As a New York Giant from 1949–55, he was a member of two National League championship clubs (1951, 1954) and was the third-base coach of the World Series (1954) title team. According to author Joshua Prager in his 2006 book The Echoing Green, Franks played a critical role in the Giants' Bobby Thomson's famous pennant-winning home run in the 1951 NL tiebreaker playoffs—Baseball's Shot Heard Round The World. According to Prager, Franks was stationed in the Giants' center-field clubhouse at the Polo Grounds, their home field, stealing the opposing catcher's signs through a telescope and relaying them through second-string catcher Sal Yvars (positioned in the bullpen) to the Giants' coaches and hitters. When asked where he was when Thomson hit his home run, Franks said, in 1996, that he was "doing something for Durocher" at the time.
Whatever his role may have been on that day, Franks was known as a devotee of Durocher-style, win-at-any-cost baseball, including intimidation through flying spikes and brushback pitching. Dodger outfielder Carl Furillo told author Roger Kahn that Franks was known to poke his head into the Brooklyn clubhouse before games, to taunt Furillo that Giant pitchers were planning to throw at his head in the upcoming contest.

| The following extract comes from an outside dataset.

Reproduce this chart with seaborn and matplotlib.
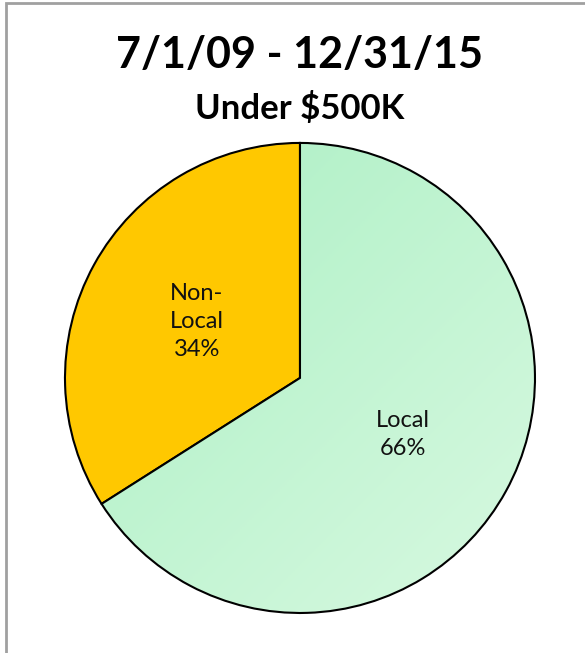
import numpy as np
import matplotlib
matplotlib.use("Agg")
import matplotlib.pyplot as plt
import seaborn as sns
from matplotlib.colors import LinearSegmentedColormap
from matplotlib.patches import Rectangle

# data
categories = ["Local", "Non-Local"]
shares = [66, 34]
slice_labels = ["Local", "Non-\nLocal"]
title_text = "7/1/09 - 12/31/15"
subtitle_text = "Under $500K"

sns.set_theme(style="white")
plt.rcParams["font.family"] = ["Lato", "DejaVu Sans"]

fig = plt.figure(figsize=(5.85, 6.53), dpi=100)
ax = fig.add_axes([0.1111, 0.0613, 0.8034, 0.7198])

label_iter = iter(slice_labels)
def fmt(pct):
    return f"{next(label_iter)}\n{pct:.0f}%"

wedges, _, autotexts = ax.pie(
    shares,
    colors=["#BDF4CE", "#FFC800"],
    startangle=90,
    counterclock=False,
    autopct=fmt,
    pctdistance=0.5,
    wedgeprops=dict(edgecolor="black", linewidth=1.5),
    textprops=dict(fontsize=17, color="#111111", linespacing=1.4),
)
ax.set_xlim(-1, 1)
ax.set_ylim(-1, 1)
ax.set_aspect("auto")

# light green gradient for Local slice (darker top-left, lighter bottom-right)
cmap = LinearSegmentedColormap.from_list("grn", ["#A9EFC2", "#D8F9E1"])
gx, gy = np.meshgrid(np.linspace(0, 1, 200), np.linspace(0, 1, 200))
grad = (gx + gy) / 2
img = ax.imshow(grad, cmap=cmap, extent=(-1, 1, -1, 1), origin="upper",
                aspect="auto", zorder=wedges[0].get_zorder() + 0.1)
img.set_clip_path(wedges[0])
wedges[0].set_facecolor("none")
wedges[0].set_zorder(img.get_zorder() + 0.1)
for t in autotexts:
    t.set_zorder(5)
ax.axis("off")

fig.text(0.5128, 0.916, title_text, ha="center", va="center",
         fontsize=31, fontweight="bold", color="black")
fig.text(0.5128, 0.834, subtitle_text, ha="center", va="center",
         fontsize=25, fontweight="bold", color="black")

fig.patches.append(Rectangle((6 / 585, -0.1), 1.2, 1.1 - 3 / 653,
                             transform=fig.transFigure, fill=False,
                             edgecolor="#A0A0A0", linewidth=2, clip_on=False))

fig.savefig("out.png", dpi=100)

Furillo, whose hatred for Durocher was so intense that he would engage Durocher in a fistfight in a Giant dugout filled with enemy players, said of the Giants, in Peter Golenbock's book Bums: An Oral History of the Brooklyn Dodgers, "They were dirty ballplayers ... They all wanted to be like Durocher, to copy Durocher. That Herman Franks, he was another one."
Durocher quit the Giants after the 1955 season, and the team relocated to San Francisco after 1957. From 1956 to 1964, Franks was briefly a Giants' scout, then the general manager of the PCL Salt Lake City Bees. He also spent two additional one-year terms (in 1958 and 1964) as a San Francisco Giants' coach before succeeding Alvin Dark as the club's manager after the 1964 season.
Even though the team featured future Hall of Famers Willie Mays, Willie McCovey, Juan Marichal and Gaylord Perry, Franks' four seasons (1965–68) managing the Giants each produced frustrating second-place finishes in the National League. The club lost close pennant races to the Los Angeles Dodgers by two games in 1965 and 1½ games in 1966. It finished farther behind the Cardinals the next two years, 10½ lengths out in 1967 and nine back in 1968. After he stepped down as skipper following the conclusion of the 1968 season, he was quoted as saying, " Is finishing second so evil?" He was replaced by Clyde King.
A highly successful businessman off the field, Franks spent the next eight years out of the Major League spotlight, apart from a partial season (August and September 1970) as a pitching coach under Durocher with the Chicago Cubs. After the 1976 campaign, Franks returned to the Major Leagues when he replaced Jim Marshall as manager of the Cubs. In 1977, he led the Cubs back to the .500 level, but the team lost ground in 1978 and was just one game above the break-even mark in September 1979 when Franks resigned (issuing a number of complaints about certain players ). He was the interim general manager of the Cubs from May through November 1981. However, most of his tenure was taken up by the 1981 players' strike. He lost his chance to be named full-time general manager when the Tribune Company bought the Cubs and replaced him with Dallas Green.
Although Franks compiled a poor record as a player (a batting average of .199 with three home runs in 188 games over parts of six seasons), he notched a winning record as a manager: 605–521, .537.